After all that soaking and scrubbing, we got dressed in the t-shirts and shorts provided by the bathhouse and met up with Alan again in the common areas. There was an ice room which Bridgette retreated to for awhile, and then we indulged in some spicy Shin noodles from their cafe!
There are a lot of food markets in Seoul, but Alan’s co-worker had highly recommended the Gwajang Market, so that was one of the first places that we hit up. Alan was in heaven once we stepped foot in that market, surrounded by endless stalls selling anything from tteokbokki to mandu to fried chicken and every Korean food you can imagine. There is one particular stall that was especially popular, due to their famed episode on Netflix’s Street Food documentary. We decided to give them a try too and ordered their mandu and naengmyeon (Korean cold noodles). Both were delicious!!
In order to try as much food as possible, we had to be strategic in our portion control. Nonetheless, we’d still end up filling our tummies to the brim every day. Thank goodness for all the walking we had to do around Seoul!
We spent an afternoon at Insa-dong, an area known for a lot of small shops and arts and crafts. Bridgette ended up spending a couple hours doing a candle making workshop, which she really enjoyed.
One of our favorite district was Ikseon-dong, a neighborhood with a maze of alleyways that included many cute cafes, boutiques, and restaurants. The choices were so abundant we went back a second day!
Bridge decided to rent a traditional Korean hanbok one morning and we did a fun little photoshoot for her (not a professional one, I was the photographer, lol) at the nearby Gyeongbokgung Palace. Tip: when you enter the palace in a hanbok, they will waive your admission fee!

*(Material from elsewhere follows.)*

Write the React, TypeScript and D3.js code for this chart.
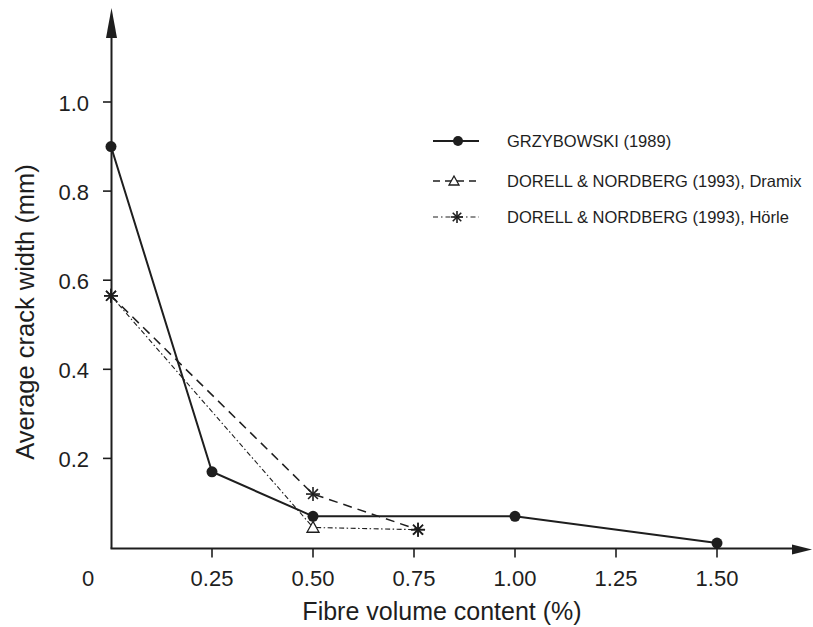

A very instagram-worth place to hit when in Seoul is the Starfield Library in Coex Mall in Gangnam. It is definitely one of those jaw-dropping places when you enter, with floor to ceiling bookshelves that are beautifully designed. The Coex Mall itself is a great place to spend an afternoon shopping, with a ton of shops, restaurants, and even a movie theater. We even stumbled upon a cosplay meet up and Bridge was super excited to see people dressed up as some of her favorite anime characters!
Before I end this post, I just have to share a heartwarming moment. On our first day in Seoul, we were walking around looking for the bathhouse our hotel had suggested when, suddenly, Bridgette leaped into the streets. amongst the oncoming cars. Just as I was about to call out to her for making such a dangerous move, I saw her rush towards an elderly man who was trying to balance an extremely heavy cart of cardboards on his back. Bridge quickly lifted the back of the cart up to alleviate some of the burden from his shoulder and continued onward to help him as he made his way to his destination. Alan also rushed forward to help, and the 3 of them trudged through the busy streets of Seoul block by block. After what felt like miles, but was maybe about half a mile, we arrived to the destination, where Alan and Bridge helped the man offload the cardboards.
I had tears in my eyes as I witnessed this act of love and service from Bridge and Alan. It was such a testament to the light that they shine as Jesus followers. They inspire me to think beyond just giving money to panhandlers as a single act of service but to open my eyes and heart to really look to see who may need help around me.